Beucher: Ja natürlich. Ich bin sehr skeptisch, ob nur ungedopte Sportler starten werden. Wir wissen alle, dass pandemiebedingt die Kontrolldichte aufgerissen worden ist und Appelle an Fairness meistens nicht reichen. Auch bei den Paralympics tritt Russland nur als Organisation der russischen Sportler an. Das ist nach wie vor die Spitze eines unfairen Eisberges, den wir in der Weltsportgeschichte haben. In manchen Gegenden der Welt hängt so viel Geld am Sport, auch am paralympischen. Das rechtfertigt es nicht, erklärt es aber. Bei uns im deutschen Team gibt es keine Toleranzschwelle.

 

OA: Wie sehen ihre Aufgaben vor Ort konkret aus?

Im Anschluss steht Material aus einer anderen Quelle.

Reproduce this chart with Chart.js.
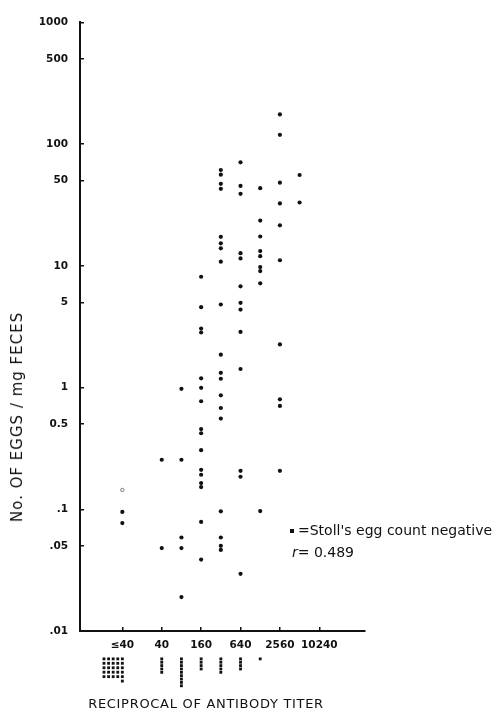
<!DOCTYPE html>
<html>
<head>
<meta charset="utf-8">
<script src="https://cdn.jsdelivr.net/npm/chart.js@4/dist/chart.umd.min.js"></script>
<style>
  body { margin: 0; background: #fff; }
  #wrap { position: relative; width: 498px; height: 718px; }
  canvas { position: absolute; left: 0; }
  #chart { top: 0; }
  #negChart { top: 650px; }
  .txt { position: absolute; color: #111; font-family: "DejaVu Sans", sans-serif; white-space: nowrap; }
  #ytitle { left: 17px; top: 417px; font-size: 15px; letter-spacing: 1px; transform: translate(-50%, -50%) rotate(-90deg); }
  #xtitle { left: 206px; top: 703px; font-size: 13px; letter-spacing: 0.7px; transform: translate(-50%, -50%); }
  #neg { left: 290px; top: 521px; font-size: 14px; line-height: 18px; }
  #neg i { display: inline-block; width: 4px; height: 4px; background: #111; margin-right: 4px; vertical-align: middle; }
  #rval { left: 292px; top: 543px; font-size: 14px; line-height: 18px; }
</style>
</head>
<body>
<div id="wrap">
  <canvas id="chart" width="498" height="718"></canvas>
  <canvas id="negChart" width="498" height="45"></canvas>
  <div class="txt" id="ytitle">No. OF EGGS / mg FECES</div>
  <div class="txt" id="xtitle">RECIPROCAL OF ANTIBODY TITER</div>
  <div class="txt" id="neg"><i></i>=Stoll's egg count negative</div>
  <div class="txt" id="rval"><em>r</em>= 0.489</div>
</div>
<script>
// columnas del titulo (cada paso = dilución doble)
const titerSteps = [0, 2, 3, 4, 5, 6, 7, 8, 9];
const titerNames = ["≤40", "40", "80", "160", "320", "640", "1280", "2560", "5120"];

// huevos / mg por columna
const eggsLe40 = [0.095, 0.077];
const eggs40 = [0.255, 0.048];
const eggs80 = [0.975, 0.255, 0.0586, 0.048, 0.019];
const eggs160 = [8.13, 4.57, 3.05, 2.83, 1.19, 0.995, 0.771, 0.456, 0.421, 0.306, 0.211, 0.192, 0.164, 0.152, 0.0787, 0.0386];
const eggs320 = [61.2, 56.0, 47.1, 42.9, 17.3, 15.3, 13.9, 10.8, 4.81, 1.86, 1.32, 1.18, 0.863, 0.679, 0.556, 0.0962, 0.0586, 0.0501, 0.0463];
const eggs640 = [70.7, 45.3, 39.0, 12.7, 11.5, 6.78, 4.96, 4.37, 2.86, 1.42, 0.207, 0.185, 0.0295];
const eggs1280 = [43.4, 23.5, 17.4, 13.2, 12.0, 9.75, 9.04, 7.18, 0.0967];
const eggs2560 = [175, 119, 48.2, 32.5, 21.5, 11.1, 2.26, 0.80, 0.706, 0.207];
const eggs5120 = [55.7, 33.1];
const faintLe40 = [0.144];

// Stoll negativos (cantidad por columna)
const negativeCounts = [26, 5, 9, 4, 5, 4, 1, 0, 0];

// ejes
const yTicks = [0.01, 0.05, 0.1, 0.5, 1, 5, 10, 50, 100, 500, 1000];
const yTickLabels = [".01", ".05", ".1", "0.5", "1", "5", "10", "50", "100", "500", "1000"];
const xTicks = [0, 2, 4, 6, 8, 10];
const xTickLabels = ["≤40", "40", "160", "640", "2560", "10240"];

const eggsByColumn = [eggsLe40, eggs40, eggs80, eggs160, eggs320, eggs640, eggs1280, eggs2560, eggs5120];

const points = [];
eggsByColumn.forEach((list, c) => list.forEach(v => points.push({ x: titerSteps[c], y: v })));
const faintPoints = faintLe40.map(v => ({ x: titerSteps[0], y: v }));

// apilar los negativos debajo del eje (fila = -y)
const negPoints = [];
negativeCounts.forEach((n, c) => {
  for (let i = 0; i < n; i++) {
    if (c === 0) {
      const row = Math.floor(i / 5), col = i % 5;
      negPoints.push({ x: titerSteps[c] - col * 0.233, y: -(1.45 + row * 1.32) });
    } else {
      negPoints.push({ x: titerSteps[c], y: -(1.45 + i) });
    }
  }
});

const ink = "#111";
const tickFont = { family: "DejaVu Sans", size: 10.5, weight: "bold" };
const xMin = -2.15, xMax = 12.32;

new Chart(document.getElementById("chart"), {
  type: "scatter",
  data: {
    datasets: [
      { data: points, pointRadius: 2.1, pointBackgroundColor: ink, pointBorderWidth: 0 },
      { data: faintPoints, pointRadius: 1.7, pointBackgroundColor: "#fff", pointBorderColor: "#777", pointBorderWidth: 1 }
    ]
  },
  options: {
    responsive: false,
    animation: false,
    devicePixelRatio: 1,
    layout: { padding: { top: 17, right: 133, left: 0, bottom: 0 } },
    plugins: { legend: { display: false }, tooltip: { enabled: false } },
    scales: {
      x: {
        type: "linear", min: xMin, max: xMax, position: "bottom",
        border: { color: ink, width: 2 },
        grid: { drawOnChartArea: false, color: ink, lineWidth: 1.5, tickLength: -4 },
        ticks: {
          color: ink, font: tickFont, padding: 12, autoSkip: false, maxRotation: 0,
          callback: v => xTickLabels[xTicks.indexOf(v)] ?? ""
        },
        afterBuildTicks: s => { s.ticks = xTicks.map(v => ({ value: v })); },
        afterFit: s => { s.height = 87; }
      },
      y: {
        type: "logarithmic", min: 0.01, max: 1000, position: "left",
        border: { color: ink, width: 2 },
        grid: { drawOnChartArea: false, color: ink, lineWidth: 1.5, tickLength: -4 },
        ticks: {
          color: ink, font: tickFont, padding: 16, autoSkip: false,
          callback: v => {
            const i = yTicks.findIndex(t => Math.abs(t - v) / t < 1e-6);
            return i >= 0 ? yTickLabels[i] : "";
          }
        },
        afterBuildTicks: s => { s.ticks = yTicks.map(v => ({ value: v })); },
        afterFit: s => { s.width = 80; }
      }
    }
  }
});

// fila de negativos debajo del eje x, misma escala x
new Chart(document.getElementById("negChart"), {
  type: "scatter",
  data: {
    datasets: [
      { data: negPoints, pointStyle: "rect", pointRadius: 2, pointBackgroundColor: ink, pointBorderWidth: 0 }
    ]
  },
  options: {
    responsive: false,
    animation: false,
    devicePixelRatio: 1,
    layout: { padding: { top: 0, right: 133, left: 80, bottom: 0 } },
    plugins: { legend: { display: false }, tooltip: { enabled: false } },
    scales: {
      x: { type: "linear", min: xMin, max: xMax, display: false },
      y: { type: "linear", min: -11, max: 0, display: false }
    }
  }
});
</script>
</body>
</html>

Beucher: Ich bin der Verantwortliche für alle Athleten und Athletinnen und Betreuer vor Ort. Die Verantwortung des sportlichen Teils ist auf den Chef de Mission übertragen. Bei Extremvorgängen berät man sich natürlich. Ich bin in diesem ständigen Kreis von fünf Städten der Austragungsorte unterwegs und überzeuge mich, ob alles läuft und gucke mir natürlich auch die Situation in den Wettkampfstätten an. Ich werde nicht nur Zuschauer sein, sondern spreche auch mit Betreuern und gucke mir andere Nationen an. Die lernen von uns, wir lernen von ihnen. Ich gehe davon aus, jeden Tag 12 Stunden auf den Beinen zu sein. Leider wird es coronabedingt in diesem Jahr kein deutsches Haus im Dorf geben, wo es sonst viele Zusammentreffen und Kontakte gegeben hätte.

 

 

OA: Bundespräsident Frank-Walter Steinmeier wird die Athleten verabschieden. Hatten Sie schon im Vorfeld zu ihm Kontakt oder sind Sie selbst gespannt, was er Ihnen und den Athleten mit auf den Weg geben wird?

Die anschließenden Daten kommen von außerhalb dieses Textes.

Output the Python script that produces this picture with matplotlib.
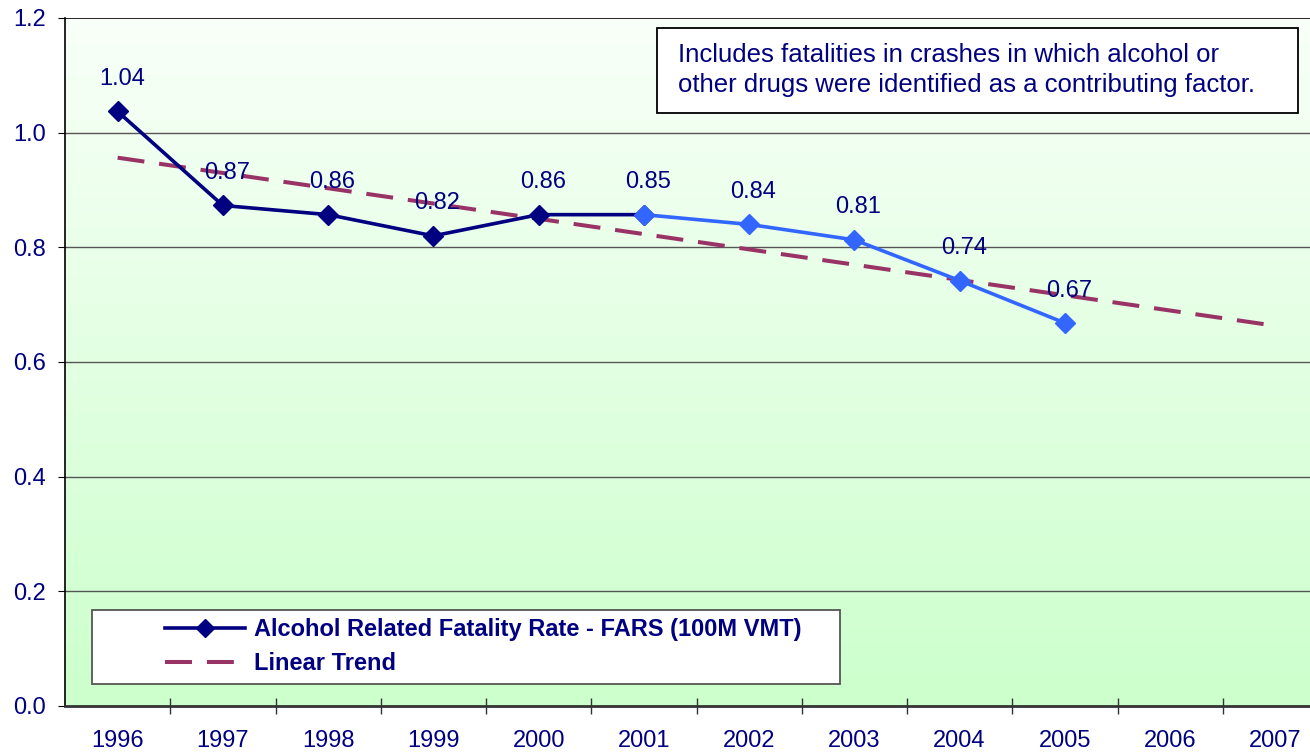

Beucher: Ich sehe ihn bei unterschiedlichen Anlässen im Jahr. Wir haben regelmäßigen Kontakt und er rief mich im Mai an und teilte mir mit, dass es mit reine Reise nach Japan schwierig aussehe. Das Gespräch mit den Athleten vor Ort, was ihm sehr wichtig ist, muss damit ausfallen. Das hat er sehr bedauert. Gemeinsam haben wir nach einer Alternative gesucht und er wollte uns - wie seine Vorgänger auch - unbedingt am Flughafen verabschieden. Ich betrachte Frank Walter Steinmeier als einen großen interessierten Unterstützer des Behindertensportes in Deutschland, einschließlich Elke Büdenbender. Das war aber in all den Jahren bei jedem seiner Amtsvorgänger so.